### Instruction
Write out the full listing again, exactly as it stands.

** begin Extracted entries **

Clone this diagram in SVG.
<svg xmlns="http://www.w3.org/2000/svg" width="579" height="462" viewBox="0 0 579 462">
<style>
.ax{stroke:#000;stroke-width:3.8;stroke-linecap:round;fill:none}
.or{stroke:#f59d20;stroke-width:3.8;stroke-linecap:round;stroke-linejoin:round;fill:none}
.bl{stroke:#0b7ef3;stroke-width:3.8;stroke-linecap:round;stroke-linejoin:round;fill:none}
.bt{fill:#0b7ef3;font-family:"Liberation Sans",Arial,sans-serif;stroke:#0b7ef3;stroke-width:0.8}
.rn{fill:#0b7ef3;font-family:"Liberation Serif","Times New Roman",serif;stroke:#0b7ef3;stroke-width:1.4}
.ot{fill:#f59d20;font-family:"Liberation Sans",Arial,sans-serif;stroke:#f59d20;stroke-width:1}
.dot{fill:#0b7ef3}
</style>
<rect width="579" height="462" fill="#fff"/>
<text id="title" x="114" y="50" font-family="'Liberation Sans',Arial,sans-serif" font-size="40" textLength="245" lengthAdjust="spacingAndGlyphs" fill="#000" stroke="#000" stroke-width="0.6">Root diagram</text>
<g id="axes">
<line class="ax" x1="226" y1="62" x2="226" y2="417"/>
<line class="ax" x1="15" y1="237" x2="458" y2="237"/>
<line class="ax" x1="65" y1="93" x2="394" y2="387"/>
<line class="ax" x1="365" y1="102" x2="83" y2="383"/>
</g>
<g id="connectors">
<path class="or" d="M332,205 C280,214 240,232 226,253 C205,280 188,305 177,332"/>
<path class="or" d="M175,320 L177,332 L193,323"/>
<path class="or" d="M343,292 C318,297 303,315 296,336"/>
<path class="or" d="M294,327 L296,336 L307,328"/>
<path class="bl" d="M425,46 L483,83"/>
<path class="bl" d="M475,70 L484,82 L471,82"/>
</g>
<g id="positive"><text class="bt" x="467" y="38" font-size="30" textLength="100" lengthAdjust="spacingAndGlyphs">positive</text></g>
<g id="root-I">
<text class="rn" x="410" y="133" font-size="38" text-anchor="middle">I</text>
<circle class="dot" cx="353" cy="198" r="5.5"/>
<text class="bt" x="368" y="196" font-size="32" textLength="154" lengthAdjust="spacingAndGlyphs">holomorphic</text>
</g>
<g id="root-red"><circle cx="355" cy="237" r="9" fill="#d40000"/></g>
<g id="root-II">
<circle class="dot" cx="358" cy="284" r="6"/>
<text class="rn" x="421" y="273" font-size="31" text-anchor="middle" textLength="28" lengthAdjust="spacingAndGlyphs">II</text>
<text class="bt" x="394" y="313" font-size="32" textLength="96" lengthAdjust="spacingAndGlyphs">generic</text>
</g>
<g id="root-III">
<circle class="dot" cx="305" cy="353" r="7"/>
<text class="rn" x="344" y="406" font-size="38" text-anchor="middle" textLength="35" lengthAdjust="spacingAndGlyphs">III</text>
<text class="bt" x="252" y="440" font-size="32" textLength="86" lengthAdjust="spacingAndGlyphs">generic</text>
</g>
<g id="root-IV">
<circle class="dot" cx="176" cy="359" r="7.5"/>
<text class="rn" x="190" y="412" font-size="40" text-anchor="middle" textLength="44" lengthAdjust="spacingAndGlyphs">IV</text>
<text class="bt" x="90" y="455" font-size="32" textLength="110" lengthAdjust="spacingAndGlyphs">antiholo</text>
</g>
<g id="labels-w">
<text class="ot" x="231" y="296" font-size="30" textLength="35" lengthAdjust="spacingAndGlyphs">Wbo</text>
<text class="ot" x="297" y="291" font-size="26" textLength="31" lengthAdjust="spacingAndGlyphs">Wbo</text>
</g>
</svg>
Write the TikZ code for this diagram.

** end Extracted entries **

### Solved exercise
Clone this diagram in SVG.
<svg xmlns="http://www.w3.org/2000/svg" width="579" height="462" viewBox="0 0 579 462">
<style>
.ax{stroke:#000;stroke-width:3.8;stroke-linecap:round;fill:none}
.or{stroke:#f59d20;stroke-width:3.8;stroke-linecap:round;stroke-linejoin:round;fill:none}
.bl{stroke:#0b7ef3;stroke-width:3.8;stroke-linecap:round;stroke-linejoin:round;fill:none}
.bt{fill:#0b7ef3;font-family:"Liberation Sans",Arial,sans-serif;stroke:#0b7ef3;stroke-width:0.8}
.rn{fill:#0b7ef3;font-family:"Liberation Serif","Times New Roman",serif;stroke:#0b7ef3;stroke-width:1.4}
.ot{fill:#f59d20;font-family:"Liberation Sans",Arial,sans-serif;stroke:#f59d20;stroke-width:1}
.dot{fill:#0b7ef3}
</style>
<rect width="579" height="462" fill="#fff"/>
<text id="title" x="114" y="50" font-family="'Liberation Sans',Arial,sans-serif" font-size="40" textLength="245" lengthAdjust="spacingAndGlyphs" fill="#000" stroke="#000" stroke-width="0.6">Root diagram</text>
<g id="axes">
<line class="ax" x1="226" y1="62" x2="226" y2="417"/>
<line class="ax" x1="15" y1="237" x2="458" y2="237"/>
<line class="ax" x1="65" y1="93" x2="394" y2="387"/>
<line class="ax" x1="365" y1="102" x2="83" y2="383"/>
</g>
<g id="connectors">
<path class="or" d="M332,205 C280,214 240,232 226,253 C205,280 188,305 177,332"/>
<path class="or" d="M175,320 L177,332 L193,323"/>
<path class="or" d="M343,292 C318,297 303,315 296,336"/>
<path class="or" d="M294,327 L296,336 L307,328"/>
<path class="bl" d="M425,46 L483,83"/>
<path class="bl" d="M475,70 L484,82 L471,82"/>
</g>
<g id="positive"><text class="bt" x="467" y="38" font-size="30" textLength="100" lengthAdjust="spacingAndGlyphs">positive</text></g>
<g id="root-I">
<text class="rn" x="410" y="133" font-size="38" text-anchor="middle">I</text>
<circle class="dot" cx="353" cy="198" r="5.5"/>
<text class="bt" x="368" y="196" font-size="32" textLength="154" lengthAdjust="spacingAndGlyphs">holomorphic</text>
</g>
<g id="root-red"><circle cx="355" cy="237" r="9" fill="#d40000"/></g>
<g id="root-II">
<circle class="dot" cx="358" cy="284" r="6"/>
<text class="rn" x="421" y="273" font-size="31" text-anchor="middle" textLength="28" lengthAdjust="spacingAndGlyphs">II</text>
<text class="bt" x="394" y="313" font-size="32" textLength="96" lengthAdjust="spacingAndGlyphs">generic</text>
</g>
<g id="root-III">
<circle class="dot" cx="305" cy="353" r="7"/>
<text class="rn" x="344" y="406" font-size="38" text-anchor="middle" textLength="35" lengthAdjust="spacingAndGlyphs">III</text>
<text class="bt" x="252" y="440" font-size="32" textLength="86" lengthAdjust="spacingAndGlyphs">generic</text>
</g>
<g id="root-IV">
<circle class="dot" cx="176" cy="359" r="7.5"/>
<text class="rn" x="190" y="412" font-size="40" text-anchor="middle" textLength="44" lengthAdjust="spacingAndGlyphs">IV</text>
<text class="bt" x="90" y="455" font-size="32" textLength="110" lengthAdjust="spacingAndGlyphs">antiholo</text>
</g>
<g id="labels-w">
<text class="ot" x="231" y="296" font-size="30" textLength="35" lengthAdjust="spacingAndGlyphs">Wbo</text>
<text class="ot" x="297" y="291" font-size="26" textLength="31" lengthAdjust="spacingAndGlyphs">Wbo</text>
</g>
</svg>
Write the TikZ code for this diagram.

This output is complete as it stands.